Gold prices have surged to a record high thanks to concerns about the debt ceiling. But Europe's debt problems have been a factor too. Click the chart for more on gold and other commodities.
NEW YORK (CNNMoney) -- I think I've figured out why this debt ceiling fiasco is being dragged out to the last possible minute.
The longer that politicians hold off on an agreement, the higher gold prices will go. And then the U.S. will unload its massive stake of gold to help offset some of the spending cuts!
Note to conspiracy theorists. I am JOKING. In fact, Treasury Secretary Tim Geithner ruled out the sale of any of the nation's gold assets just two months ago.
But I am not kidding about rising gold prices. Back in mid-May, gold was trading at about $1,515 an ounce. Today, just a little more than a week until a possible U.S. default? Gold's near $1,615 an ounce, after hitting a new intraday record of about $1,624 earlier Monday morning.
With the unthinkable (no debt ceiling agreement before Aug. 2) now thinkable, gold is likely to keep climbing.
U.S. Treasury bonds won't be as much of a safe haven if Standard & Poor's and Moody's cut the nation's credit rating. The dollar? It will clearly suffer if there's no deal.

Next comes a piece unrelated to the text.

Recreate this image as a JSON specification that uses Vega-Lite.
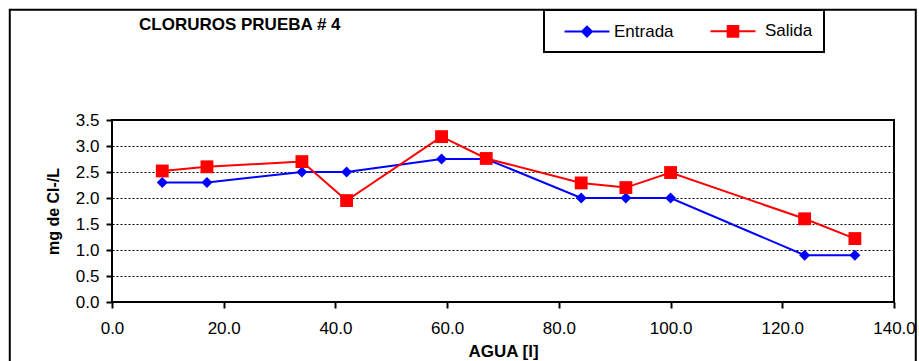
{
  "$schema": "https://vega.github.io/schema/vega-lite/v6.json",
  "width": 782,
  "height": 182,
  "autosize": {"type": "none"},
  "padding": {"left": 112, "top": 120, "right": 25, "bottom": 59},
  "background": "white",
  "title": {
    "text": "CLORUROS PRUEBA # 4",
    "anchor": "start",
    "frame": "group",
    "font": "Liberation Sans",
    "fontSize": 17,
    "fontWeight": "bold",
    "color": "black",
    "dx": 27,
    "dy": 29
  },
  "config": {
    "view": {"stroke": "black", "strokeWidth": 2},
    "font": "Liberation Sans",
    "axisX": {
      "tickCount": 7, "format": ".1f",
      "domain": false, "grid": false, "tickColor": "black", "tickWidth": 2, "tickSize": 6,
      "labelFont": "Liberation Sans", "labelFontSize": 17, "labelColor": "black", "labelPadding": 12,
      "labelFlush": false, "labelOverlap": false,
      "titleFont": "Liberation Sans", "titleFontSize": 17, "titleFontWeight": "bold", "titleColor": "black", "titlePadding": 7
    },
    "axisY": {
      "tickCount": 7, "format": ".1f",
      "domain": false, "grid": true, "gridColor": "black", "gridDash": [2, 2], "gridWidth": 1, "gridOpacity": 1,
      "tickColor": "black", "tickWidth": 2, "tickSize": 6,
      "labelFont": "Liberation Sans", "labelFontSize": 17, "labelColor": "black", "labelPadding": 7,
      "labelFlush": false, "labelOverlap": false,
      "titleFont": "Liberation Sans", "titleFontSize": 16, "titleFontWeight": "bold", "titleColor": "black", "titlePadding": 14
    }
  },
  "data": {
    "values": [
      {"agua": 9, "serie": "Entrada", "cl": 2.3},
      {"agua": 17, "serie": "Entrada", "cl": 2.3},
      {"agua": 34, "serie": "Entrada", "cl": 2.5},
      {"agua": 42, "serie": "Entrada", "cl": 2.5},
      {"agua": 59, "serie": "Entrada", "cl": 2.75},
      {"agua": 67, "serie": "Entrada", "cl": 2.75},
      {"agua": 84, "serie": "Entrada", "cl": 2.0},
      {"agua": 92, "serie": "Entrada", "cl": 2.0},
      {"agua": 100, "serie": "Entrada", "cl": 2.0},
      {"agua": 124, "serie": "Entrada", "cl": 0.9},
      {"agua": 133, "serie": "Entrada", "cl": 0.9},
      {"agua": 9, "serie": "Salida", "cl": 2.52},
      {"agua": 17, "serie": "Salida", "cl": 2.6},
      {"agua": 34, "serie": "Salida", "cl": 2.7},
      {"agua": 42, "serie": "Salida", "cl": 1.95},
      {"agua": 59, "serie": "Salida", "cl": 3.18},
      {"agua": 67, "serie": "Salida", "cl": 2.76},
      {"agua": 84, "serie": "Salida", "cl": 2.29},
      {"agua": 92, "serie": "Salida", "cl": 2.2},
      {"agua": 100, "serie": "Salida", "cl": 2.49},
      {"agua": 124, "serie": "Salida", "cl": 1.6},
      {"agua": 133, "serie": "Salida", "cl": 1.22}
    ]
  },
  "layer": [
    {
      "data": {"values": [{"frame": "outer"}]},
      "mark": {"type": "rect", "filled": false, "stroke": "black", "strokeWidth": 2, "clip": false},
      "encoding": {
        "x": {"datum": -18.3, "type": "quantitative", "scale": {"domain": [0, 140], "nice": false, "zero": false}, "title": "AGUA [l]"},
        "x2": {"datum": 143.9},
        "y": {"datum": 5.62, "type": "quantitative", "scale": {"domain": [0, 3.5], "nice": false, "zero": false}, "title": "mg de Cl-/L"},
        "y2": {"datum": -1.3}
      }
    },
    {
      "mark": {"type": "line", "strokeWidth": 2},
      "encoding": {
        "x": {"field": "agua", "type": "quantitative", "scale": {"domain": [0, 140], "nice": false, "zero": false}, "title": "AGUA [l]"},
        "y": {"field": "cl", "type": "quantitative", "scale": {"domain": [0, 3.5], "nice": false, "zero": false}, "title": "mg de Cl-/L"},
        "color": {
          "field": "serie", "type": "nominal",
          "scale": {"domain": ["Entrada", "Salida"], "range": ["#0000FF", "#FF0000"]},
          "legend": {
            "orient": "none", "legendX": 432, "legendY": -110, "direction": "horizontal", "title": null,
            "strokeColor": "black", "padding": 11, "symbolSize": 324, "symbolOffset": 22, "labelOffset": 17,
            "columnPadding": 27, "labelFont": "Liberation Sans", "labelFontSize": 17, "labelColor": "black",
            "symbolStrokeWidth": 2,
            "encode": {
              "symbols": {"update": {
                "shape": {"signal": "datum.value === 'Entrada' ? 'M-2.5,0L2.5,0M-0.55,0L0,-0.55L0.55,0L0,0.55Z' : 'M-2.5,0L2.5,0M-0.59,-0.59L0.59,-0.59L0.59,0.59L-0.59,0.59Z'"},
                "fill": {"signal": "datum.value === 'Entrada' ? '#0000FF' : '#FF0000'"},
                "stroke": {"signal": "datum.value === 'Entrada' ? '#0000FF' : '#FF0000'"},
                "strokeWidth": {"value": 2},
                "opacity": {"value": 1}
              }},
              "labels": {"update": {
                "dx": {"signal": "datum.value === 'Salida' ? 5 : 0"}
              }},
              "legend": {"update": {"strokeWidth": {"value": 2}}}
            }
          }
        }
      }
    },
    {
      "transform": [{"filter": "datum.serie === 'Entrada'"}],
      "mark": {"type": "point", "filled": true, "opacity": 1, "shape": "diamond", "size": 120, "color": "#0000FF"},
      "encoding": {
        "x": {"field": "agua", "type": "quantitative"},
        "y": {"field": "cl", "type": "quantitative"}
      }
    },
    {
      "transform": [{"filter": "datum.serie === 'Salida'"}],
      "mark": {"type": "point", "filled": true, "opacity": 1, "shape": "square", "size": 165, "color": "#FF0000"},
      "encoding": {
        "x": {"field": "agua", "type": "quantitative"},
        "y": {"field": "cl", "type": "quantitative"}
      }
    }
  ]
}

And stocks? Hard to imagine how they'd go up next week if Uncle Sam defaults. Next week may not necessarily be as bad as the post-Lehman Brothers bankruptcy/failure to pass the bank bailout on the first go-around days. But it certainly won't be pretty.
Gold, however, thrives in market and economic environments like this. Forget the oft-quoted (but not really forward-looking) VIX (). Gold is the real fear gauge. So the question may be not whether gold goes up but by how much.
"The biggest factor driving gold is the debt ceiling news -- or lack thereof. Nobody wants risk right now," said David Beahm, vice president of economic research with Blanchard & Company Inc., a New Oreleans-based investing firm that specializes in tangible assets like gold and other precious metals.
Beahm said that if (or more hopefully when) there is an agreement to raise the debt limit, gold prices should pull back a bit because the dreaded cloud of "uncertainty" will finally be lifted.
But even if a deal is reached soon, gold could continue to climb higher once the euphoria about avoiding Default-ageddon subsides.
It's important to remember that although politicians are trying to find a way to cut the deficit going forward, the immediate result of boosting our borrowing limit is more spending.
"Higher debt levels could potentially lead to further debasement of the U.S. dollar and gold is a play on a weaker currency," said Ted Wright, director of portfolio management for Genworth Financial Asset Management in Encino, Calif.
"Adding more debt also adds an element of inflation to the picture and that could spark gold to go higher," Wright said.
There's also the possibility that the government could make the economy worse in the short-run if it decides to drastically pull back on spending over the next few years.
And that could mean that the Federal Reserve, which has already kept interest rates near zero since December 2008 and has injected trillions of dollars into the bond markets, may take more drastic steps to keep the economy afloat. The net result of such actions would probably be bad for the dollar and great for gold.
"If fiscal cuts are too large, the likelihood of a double dip recession in the US economy will increase. In turn, the spectre of additional monetary easing due to a weakening economy would support gold prices," wrote commodity analysts at BofA Merrill Lynch in a report late last week.
Gold isn't just rallying because of the problems in the U.S. either. Beahm still thinks gold could go higher because it's not as if Europe's debt problems are completely solved.
After all, gold is increasingly being viewed by traders as a currency alternative. With the dollar and euro both hobbled by severe fiscal problems, that's another reason gold can, uh, shine. (Sorry. Couldn't resist.)
It's not just traders either. James Dailey, manager of the TEAM Asset Strategy Fund () in Harrisburg, Pa., pointed out that many emerging market economies need to buy gold because of trade imbalances.
"Gold would be in a bull market even if there weren't concerns about sovereign debt. That's just adding gasoline to a raging fire," said Dailey. "China and Brazil, because of their trade surpluses, need to be voracious buyers of gold."
With all that in mind, Wright said he thinks gold should march higher. But he said he has no clue how much more gold could run.
"I won't even attempt to put a number on where gold goes. You need a light at the end of the tunnel on the debt ceiling and cutting the deficit," he said.
Beahm agreed. But he said he thinks gold may have room to run until it gets close to the all-time inflation-adjusted highs for the metal from the early 1980s. And that's between $2,200 and $2,300 an ounce.
Even though that may sound high -- it's another 40% higher from current levels -- Beahm notes that people who have been doubting gold and calling it a bubble have been wrong for a while now.
"Sure, a lot of people have been saying they don't want to buy gold at what they think are the highs," he said. "But many have been saying that since gold was at $800 an ounce."
The opinions expressed in this commentary are solely those of Paul R. La Monica. Other than Time Warner, the parent of CNNMoney, and Abbott Laboratories, La Monica does not own positions in any individual stocks.